Döviz kurlarının yüksek olması ise ülkemizde bulunan fabrika, banka gibi işletmeler yabancı için ucuz duruma gelecek ve çok ucuza işletmelerimizi satın alabileceklerdir. Çünkü TL’nin değeri onlara göre çok düşük kalacaktır.

Ekonomide Çin modeli ekonominin bütününe göre örgütlenmelidir. Yani sadece düşük faiz yeterli olmayabilir. Döviz kurları ve enflasyon da makul seviyede olmalıdır.

Çin ekonomisinin dünya ekonomisinden aldığı pay 1970’lerde %3 iken bugün %18 civarındadır.

Ülkemizde Çin modeli uygulamasında dezavantajımız olduğu kadar avantajımız da olacaktır. Örneğin lojistik maliyetleri tüm dünyada arttığı göz önüne alınırsa biz Ortadoğu ülkelerine en yakın ülkeyiz ve Orta doğunun üretim merkezi olabiliriz ama gerekli koşulların oluşması olmazsa olmaz kuraldır.

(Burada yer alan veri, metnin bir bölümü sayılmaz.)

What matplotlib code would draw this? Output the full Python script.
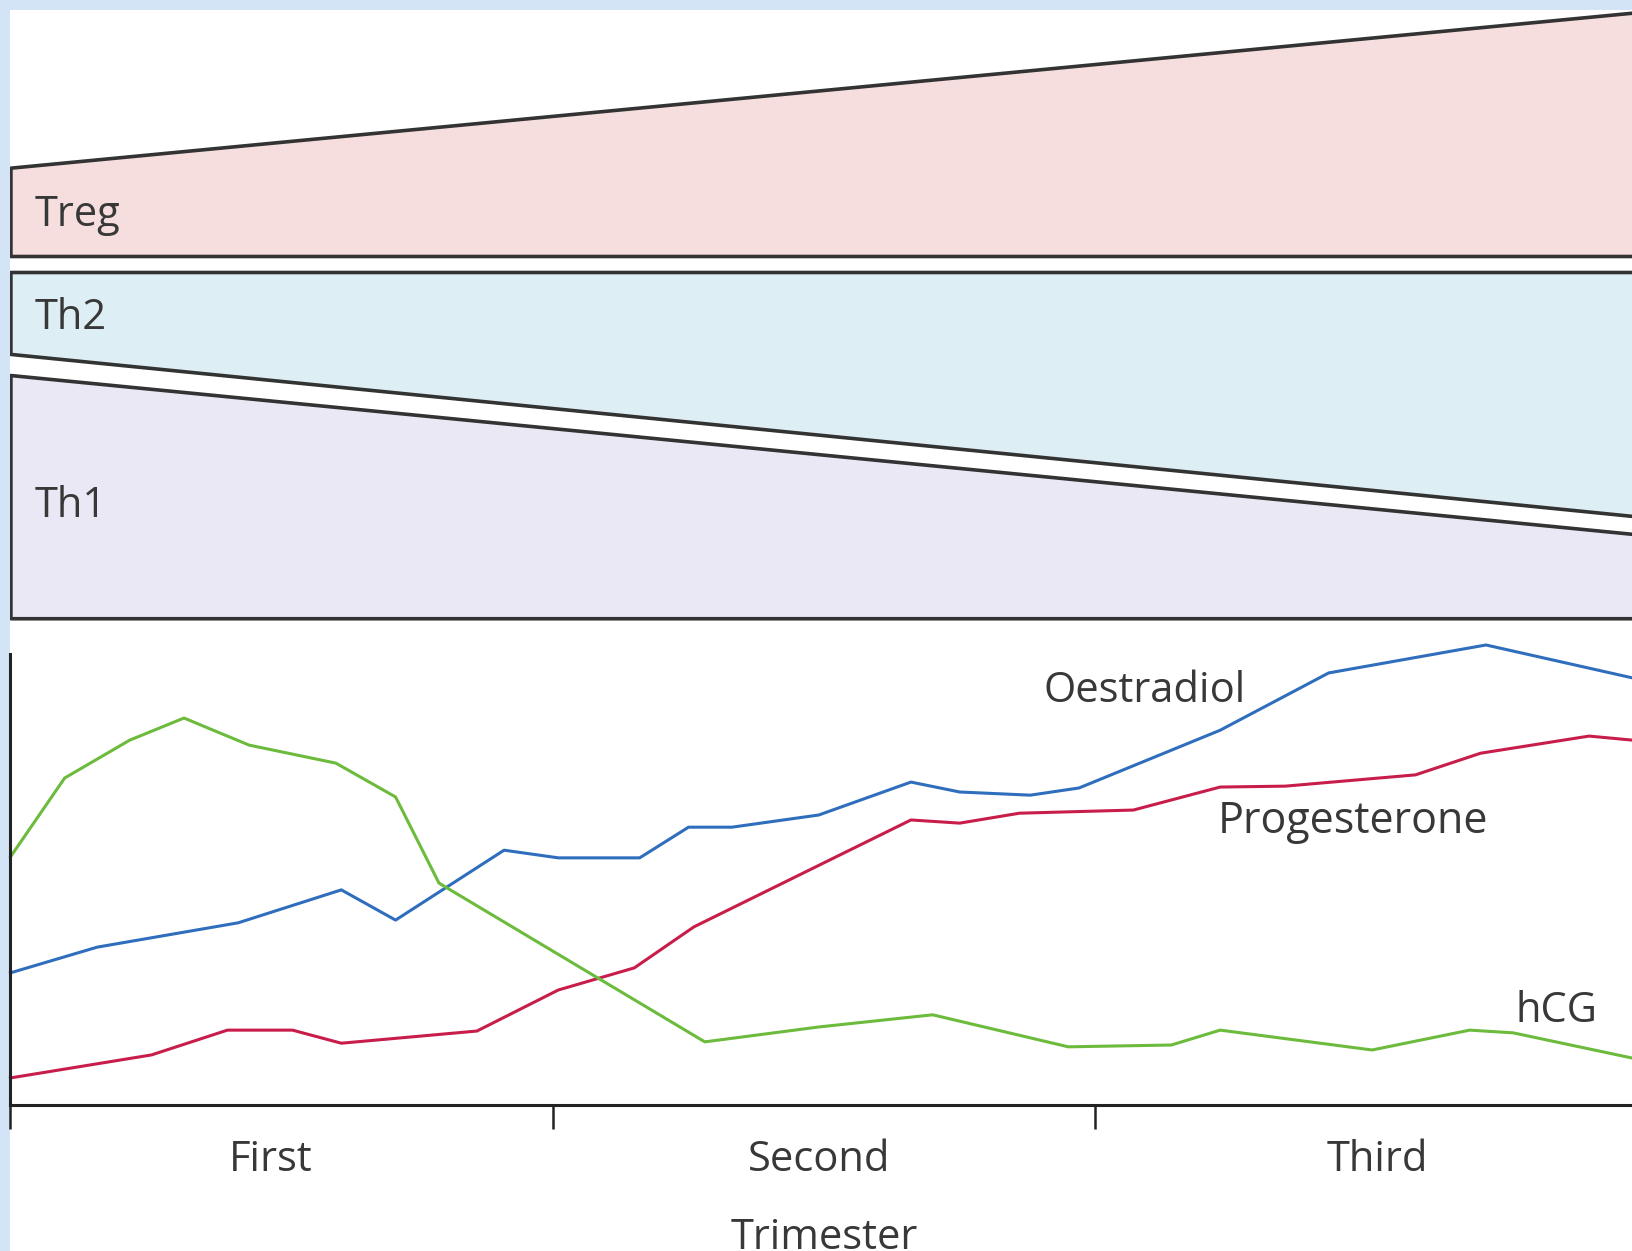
import matplotlib.pyplot as plt
from matplotlib.patches import Rectangle

plt.rcParams['font.family'] = ['Open Sans', 'DejaVu Sans']

# trimester scale: 0 = start of first trimester, 3 = end of third
trimesters = ['First', 'Second', 'Third']

# T-cell bands (relative level, left end / right end)
treg_top = [73.8, 98.1]
treg_bottom = [60.0, 60.0]
th2_top = [57.5, 57.5]
th2_bottom = [44.7, 19.3]
th1_top = [41.4, 16.5]
th1_bottom = [3.4, 3.4]
band_x = [0, 3]

# hormone curves (relative level)
oes_x = [0.0, 0.16, 0.42, 0.61, 0.71, 0.91, 1.01, 1.16, 1.25, 1.33, 1.49,
         1.66, 1.75, 1.88, 1.97, 2.23, 2.43, 2.72, 2.99]
oes_y = [29.3, 35.0, 40.4, 47.7, 41.0, 56.5, 54.8, 54.8, 61.6, 61.6, 64.3,
         71.6, 69.4, 68.7, 70.3, 83.1, 95.8, 102.0, 94.7]

prog_x = [0.0, 0.26, 0.40, 0.52, 0.61, 0.86, 1.01, 1.15, 1.26, 1.66, 1.75,
          1.86, 2.07, 2.23, 2.35, 2.59, 2.71, 2.91, 2.99]
prog_y = [6.0, 11.1, 16.6, 16.6, 13.7, 16.4, 25.5, 30.4, 39.5, 63.2, 62.5,
          64.7, 65.4, 70.5, 70.7, 73.2, 78.0, 81.8, 80.9]

hcg_x = [0.0, 0.10, 0.22, 0.32, 0.44, 0.60, 0.71, 0.79, 1.28, 1.49, 1.70,
         1.95, 2.14, 2.23, 2.51, 2.69, 2.77, 2.99]
hcg_y = [55.0, 72.5, 80.9, 85.8, 79.8, 75.8, 68.3, 49.2, 14.0, 17.3, 20.0,
         12.9, 13.3, 16.6, 12.2, 16.6, 16.0, 10.4]

W, H = 1632, 1251
fig = plt.figure(figsize=(W / 100, H / 100), dpi=100, facecolor='#d3e4f6')
# white page area (light blue strip left and top)
fig.patches.append(Rectangle((10.4 / W, 0), 1, 1 - 10 / H, transform=fig.transFigure,
                             facecolor='white', edgecolor='none', zorder=-5))

ax_left = 10.4 / W
ax_width = 3 * 542.5 / W
edge = '#333333'
txt = '#383838'

# ---- top: T-cell bands
ax1 = fig.add_axes([ax_left, 1 - 640 / H, ax_width, 640 / H])
ax1.set_xlim(0, 3)
ax1.set_ylim(0, 100)
ax1.axis('off')
ax1.fill_between(band_x, treg_bottom, treg_top, facecolor='#f5dedd', edgecolor=edge, lw=2.6)
ax1.fill_between(band_x, th2_bottom, th2_top, facecolor='#ddeff4', edgecolor=edge, lw=2.6)
ax1.fill_between(band_x, th1_bottom, th1_top, facecolor='#ebe8f5', edgecolor=edge, lw=2.6)
ax1.text(0.045, 66.4, 'Treg', fontsize=30, color=txt, va='center')
ax1.text(0.045, 50.3, 'Th2', fontsize=30, color=txt, va='center')
ax1.text(0.045, 20.9, 'Th1', fontsize=30, color=txt, va='center')

# ---- bottom: hormones
yscale = 4.51  # px per unit
ax2 = fig.add_axes([ax_left, 1 - 1105 / H, ax_width, 106 * yscale / H])
ax2.set_xlim(0, 3)
ax2.set_ylim(0, 106)
ax2.patch.set_alpha(0)
ax2.plot(oes_x, oes_y, color='#2f6dbd', lw=2.2, clip_on=False)
ax2.plot(prog_x, prog_y, color='#c81d4b', lw=2.2, clip_on=False)
ax2.plot(hcg_x, hcg_y, color='#6cbb3c', lw=2.2, clip_on=False)
ax2.text(2.09, 91.8, 'Oestradiol', fontsize=30, color=txt, ha='center', va='center')
ax2.text(2.475, 62.8, 'Progesterone', fontsize=31, color=txt, ha='center', va='center')
ax2.text(2.85, 20.8, 'hCG', fontsize=30, color=txt, ha='center', va='center')

for s in ['top', 'right']:
    ax2.spines[s].set_visible(False)
ax2.spines['left'].set_bounds(0, 100)
ax2.spines['left'].set_linewidth(2.2)
ax2.spines['bottom'].set_linewidth(2.2)
ax2.spines['left'].set_color('#222222')
ax2.spines['bottom'].set_color('#222222')
ax2.set_yticks([])
ax2.set_xticks([0, 1, 2, 3])
ax2.set_xticklabels([])
ax2.tick_params(axis='x', which='major', direction='out', length=17, width=1.8, color='#222222')
ax2.set_xticks([0.48, 1.49, 2.52], minor=True)
ax2.set_xticklabels(trimesters, minor=True)
ax2.tick_params(axis='x', which='minor', length=0, pad=24.5, labelsize=30, labelcolor=txt)
ax2.set_xlabel('Trimester', fontsize=30, color=txt, labelpad=26)

fig.savefig('out.png', dpi=100, facecolor=fig.get_facecolor())
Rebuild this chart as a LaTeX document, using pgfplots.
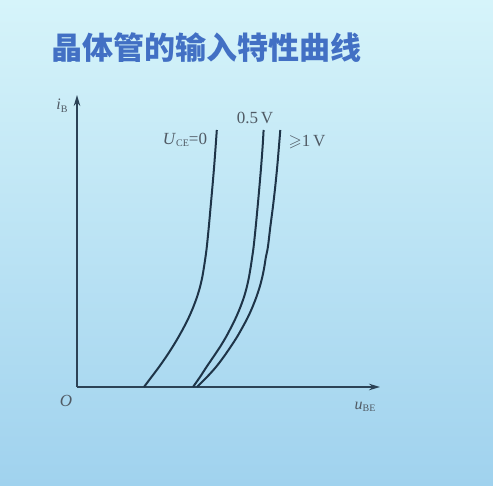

Yeni ekonomik modelin altı ayda meyvesini vermesi beklenmesi ise son derece yanlıştır. Çünkü kasım ayı enflasyon rakamları TÜİK tarafından ÜFE %48 TÜFE %21 olarak açıklandı. Yani üretim maliyetleri önümüzdeki 3-5 ayda tüketime yansıyacak ve bu da enflasyonun bu sürede devam edeceğini göstermektedir.

Sonuç olarak ekonomide gerekli koşulları sağlayarak ülkemizi Ortadoğu’nun üretim üssü haline getirebilirsek çağ atlamış olacağız.